REQUIREMENTS: Write out each line word for word. Drop pictures.

SOURCE MATERIAL:
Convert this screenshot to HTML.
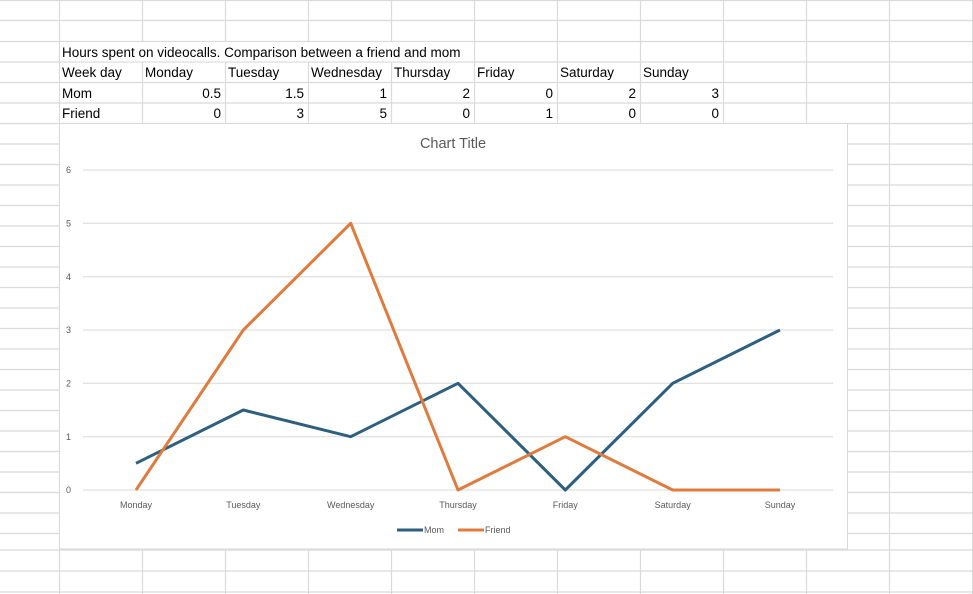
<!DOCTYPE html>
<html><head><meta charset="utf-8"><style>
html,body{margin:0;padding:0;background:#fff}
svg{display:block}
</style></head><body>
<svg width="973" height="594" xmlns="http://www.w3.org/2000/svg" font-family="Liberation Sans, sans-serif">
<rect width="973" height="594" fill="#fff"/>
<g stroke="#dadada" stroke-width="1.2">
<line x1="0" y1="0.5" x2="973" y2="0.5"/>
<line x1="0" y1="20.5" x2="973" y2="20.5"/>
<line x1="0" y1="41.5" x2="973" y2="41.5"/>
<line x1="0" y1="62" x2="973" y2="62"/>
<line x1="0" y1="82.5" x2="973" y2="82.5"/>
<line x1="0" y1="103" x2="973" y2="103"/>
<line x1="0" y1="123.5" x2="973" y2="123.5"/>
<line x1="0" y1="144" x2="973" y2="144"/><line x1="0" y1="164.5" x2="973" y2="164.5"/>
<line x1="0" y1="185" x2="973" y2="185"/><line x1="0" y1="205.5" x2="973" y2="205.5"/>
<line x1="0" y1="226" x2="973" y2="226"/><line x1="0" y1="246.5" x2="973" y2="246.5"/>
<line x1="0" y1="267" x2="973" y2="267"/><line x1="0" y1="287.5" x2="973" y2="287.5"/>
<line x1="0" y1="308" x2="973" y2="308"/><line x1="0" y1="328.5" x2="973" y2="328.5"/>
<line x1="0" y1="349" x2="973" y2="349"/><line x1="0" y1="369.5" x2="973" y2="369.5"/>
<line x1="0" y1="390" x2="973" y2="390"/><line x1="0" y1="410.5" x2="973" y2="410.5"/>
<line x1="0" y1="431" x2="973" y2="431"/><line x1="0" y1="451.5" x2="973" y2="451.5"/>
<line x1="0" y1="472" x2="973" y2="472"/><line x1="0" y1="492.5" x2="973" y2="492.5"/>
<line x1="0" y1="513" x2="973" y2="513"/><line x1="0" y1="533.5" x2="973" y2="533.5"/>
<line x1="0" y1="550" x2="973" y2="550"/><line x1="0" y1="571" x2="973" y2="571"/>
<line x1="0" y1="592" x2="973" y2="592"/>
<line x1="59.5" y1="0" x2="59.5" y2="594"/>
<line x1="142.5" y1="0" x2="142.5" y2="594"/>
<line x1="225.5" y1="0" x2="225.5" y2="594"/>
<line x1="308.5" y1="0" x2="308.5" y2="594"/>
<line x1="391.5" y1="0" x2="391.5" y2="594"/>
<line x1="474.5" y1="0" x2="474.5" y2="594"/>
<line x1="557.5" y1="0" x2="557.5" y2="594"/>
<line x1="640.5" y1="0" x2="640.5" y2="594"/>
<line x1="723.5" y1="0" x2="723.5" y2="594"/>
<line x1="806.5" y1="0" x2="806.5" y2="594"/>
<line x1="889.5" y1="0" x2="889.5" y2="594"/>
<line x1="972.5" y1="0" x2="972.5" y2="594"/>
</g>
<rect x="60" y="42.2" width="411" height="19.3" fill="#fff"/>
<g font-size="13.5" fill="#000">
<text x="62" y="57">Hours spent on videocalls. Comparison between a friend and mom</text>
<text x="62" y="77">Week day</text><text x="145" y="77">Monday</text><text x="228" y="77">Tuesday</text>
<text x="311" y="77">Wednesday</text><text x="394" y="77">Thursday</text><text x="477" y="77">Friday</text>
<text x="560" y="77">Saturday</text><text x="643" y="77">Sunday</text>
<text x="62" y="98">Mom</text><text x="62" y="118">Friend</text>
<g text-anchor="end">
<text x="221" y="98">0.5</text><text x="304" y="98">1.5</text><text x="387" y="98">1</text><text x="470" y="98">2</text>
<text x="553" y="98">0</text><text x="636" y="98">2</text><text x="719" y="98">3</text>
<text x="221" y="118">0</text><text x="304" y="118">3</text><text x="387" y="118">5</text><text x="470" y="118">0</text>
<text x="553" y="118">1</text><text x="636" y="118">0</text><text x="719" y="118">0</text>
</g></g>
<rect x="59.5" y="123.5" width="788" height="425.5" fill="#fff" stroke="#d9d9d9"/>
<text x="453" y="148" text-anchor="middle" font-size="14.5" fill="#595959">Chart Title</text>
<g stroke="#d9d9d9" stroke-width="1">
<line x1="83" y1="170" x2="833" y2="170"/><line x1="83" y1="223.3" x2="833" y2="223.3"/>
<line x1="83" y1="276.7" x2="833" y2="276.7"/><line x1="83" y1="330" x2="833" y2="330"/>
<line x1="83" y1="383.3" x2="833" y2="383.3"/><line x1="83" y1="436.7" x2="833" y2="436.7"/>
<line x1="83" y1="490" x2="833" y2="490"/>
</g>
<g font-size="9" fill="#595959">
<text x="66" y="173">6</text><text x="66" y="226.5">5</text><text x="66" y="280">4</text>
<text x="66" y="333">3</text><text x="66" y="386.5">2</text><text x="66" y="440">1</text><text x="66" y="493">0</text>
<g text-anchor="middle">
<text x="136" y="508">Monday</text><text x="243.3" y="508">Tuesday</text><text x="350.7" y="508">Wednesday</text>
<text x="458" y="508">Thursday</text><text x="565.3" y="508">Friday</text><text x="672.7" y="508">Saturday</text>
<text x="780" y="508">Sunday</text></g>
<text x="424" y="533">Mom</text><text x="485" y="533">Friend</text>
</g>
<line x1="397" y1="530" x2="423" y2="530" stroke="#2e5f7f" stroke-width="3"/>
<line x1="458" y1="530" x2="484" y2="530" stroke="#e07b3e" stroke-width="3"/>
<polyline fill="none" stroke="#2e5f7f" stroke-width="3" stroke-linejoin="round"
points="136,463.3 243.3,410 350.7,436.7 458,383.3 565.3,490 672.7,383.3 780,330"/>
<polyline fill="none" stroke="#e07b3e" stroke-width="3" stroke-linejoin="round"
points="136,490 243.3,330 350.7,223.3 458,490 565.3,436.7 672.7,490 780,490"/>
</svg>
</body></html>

SOLVED PROBLEM:
Convert this screenshot to HTML.
<!DOCTYPE html>
<html><head><meta charset="utf-8"><style>
html,body{margin:0;padding:0;background:#fff}
svg{display:block}
</style></head><body>
<svg width="973" height="594" xmlns="http://www.w3.org/2000/svg" font-family="Liberation Sans, sans-serif">
<rect width="973" height="594" fill="#fff"/>
<g stroke="#dadada" stroke-width="1.2">
<line x1="0" y1="0.5" x2="973" y2="0.5"/>
<line x1="0" y1="20.5" x2="973" y2="20.5"/>
<line x1="0" y1="41.5" x2="973" y2="41.5"/>
<line x1="0" y1="62" x2="973" y2="62"/>
<line x1="0" y1="82.5" x2="973" y2="82.5"/>
<line x1="0" y1="103" x2="973" y2="103"/>
<line x1="0" y1="123.5" x2="973" y2="123.5"/>
<line x1="0" y1="144" x2="973" y2="144"/><line x1="0" y1="164.5" x2="973" y2="164.5"/>
<line x1="0" y1="185" x2="973" y2="185"/><line x1="0" y1="205.5" x2="973" y2="205.5"/>
<line x1="0" y1="226" x2="973" y2="226"/><line x1="0" y1="246.5" x2="973" y2="246.5"/>
<line x1="0" y1="267" x2="973" y2="267"/><line x1="0" y1="287.5" x2="973" y2="287.5"/>
<line x1="0" y1="308" x2="973" y2="308"/><line x1="0" y1="328.5" x2="973" y2="328.5"/>
<line x1="0" y1="349" x2="973" y2="349"/><line x1="0" y1="369.5" x2="973" y2="369.5"/>
<line x1="0" y1="390" x2="973" y2="390"/><line x1="0" y1="410.5" x2="973" y2="410.5"/>
<line x1="0" y1="431" x2="973" y2="431"/><line x1="0" y1="451.5" x2="973" y2="451.5"/>
<line x1="0" y1="472" x2="973" y2="472"/><line x1="0" y1="492.5" x2="973" y2="492.5"/>
<line x1="0" y1="513" x2="973" y2="513"/><line x1="0" y1="533.5" x2="973" y2="533.5"/>
<line x1="0" y1="550" x2="973" y2="550"/><line x1="0" y1="571" x2="973" y2="571"/>
<line x1="0" y1="592" x2="973" y2="592"/>
<line x1="59.5" y1="0" x2="59.5" y2="594"/>
<line x1="142.5" y1="0" x2="142.5" y2="594"/>
<line x1="225.5" y1="0" x2="225.5" y2="594"/>
<line x1="308.5" y1="0" x2="308.5" y2="594"/>
<line x1="391.5" y1="0" x2="391.5" y2="594"/>
<line x1="474.5" y1="0" x2="474.5" y2="594"/>
<line x1="557.5" y1="0" x2="557.5" y2="594"/>
<line x1="640.5" y1="0" x2="640.5" y2="594"/>
<line x1="723.5" y1="0" x2="723.5" y2="594"/>
<line x1="806.5" y1="0" x2="806.5" y2="594"/>
<line x1="889.5" y1="0" x2="889.5" y2="594"/>
<line x1="972.5" y1="0" x2="972.5" y2="594"/>
</g>
<rect x="60" y="42.2" width="411" height="19.3" fill="#fff"/>
<g font-size="13.5" fill="#000">
<text x="62" y="57">Hours spent on videocalls. Comparison between a friend and mom</text>
<text x="62" y="77">Week day</text><text x="145" y="77">Monday</text><text x="228" y="77">Tuesday</text>
<text x="311" y="77">Wednesday</text><text x="394" y="77">Thursday</text><text x="477" y="77">Friday</text>
<text x="560" y="77">Saturday</text><text x="643" y="77">Sunday</text>
<text x="62" y="98">Mom</text><text x="62" y="118">Friend</text>
<g text-anchor="end">
<text x="221" y="98">0.5</text><text x="304" y="98">1.5</text><text x="387" y="98">1</text><text x="470" y="98">2</text>
<text x="553" y="98">0</text><text x="636" y="98">2</text><text x="719" y="98">3</text>
<text x="221" y="118">0</text><text x="304" y="118">3</text><text x="387" y="118">5</text><text x="470" y="118">0</text>
<text x="553" y="118">1</text><text x="636" y="118">0</text><text x="719" y="118">0</text>
</g></g>
<rect x="59.5" y="123.5" width="788" height="425.5" fill="#fff" stroke="#d9d9d9"/>
<text x="453" y="148" text-anchor="middle" font-size="14.5" fill="#595959">Chart Title</text>
<g stroke="#d9d9d9" stroke-width="1">
<line x1="83" y1="170" x2="833" y2="170"/><line x1="83" y1="223.3" x2="833" y2="223.3"/>
<line x1="83" y1="276.7" x2="833" y2="276.7"/><line x1="83" y1="330" x2="833" y2="330"/>
<line x1="83" y1="383.3" x2="833" y2="383.3"/><line x1="83" y1="436.7" x2="833" y2="436.7"/>
<line x1="83" y1="490" x2="833" y2="490"/>
</g>
<g font-size="9" fill="#595959">
<text x="66" y="173">6</text><text x="66" y="226.5">5</text><text x="66" y="280">4</text>
<text x="66" y="333">3</text><text x="66" y="386.5">2</text><text x="66" y="440">1</text><text x="66" y="493">0</text>
<g text-anchor="middle">
<text x="136" y="508">Monday</text><text x="243.3" y="508">Tuesday</text><text x="350.7" y="508">Wednesday</text>
<text x="458" y="508">Thursday</text><text x="565.3" y="508">Friday</text><text x="672.7" y="508">Saturday</text>
<text x="780" y="508">Sunday</text></g>
<text x="424" y="533">Mom</text><text x="485" y="533">Friend</text>
</g>
<line x1="397" y1="530" x2="423" y2="530" stroke="#2e5f7f" stroke-width="3"/>
<line x1="458" y1="530" x2="484" y2="530" stroke="#e07b3e" stroke-width="3"/>
<polyline fill="none" stroke="#2e5f7f" stroke-width="3" stroke-linejoin="round"
points="136,463.3 243.3,410 350.7,436.7 458,383.3 565.3,490 672.7,383.3 780,330"/>
<polyline fill="none" stroke="#e07b3e" stroke-width="3" stroke-linejoin="round"
points="136,490 243.3,330 350.7,223.3 458,490 565.3,436.7 672.7,490 780,490"/>
</svg>
</body></html>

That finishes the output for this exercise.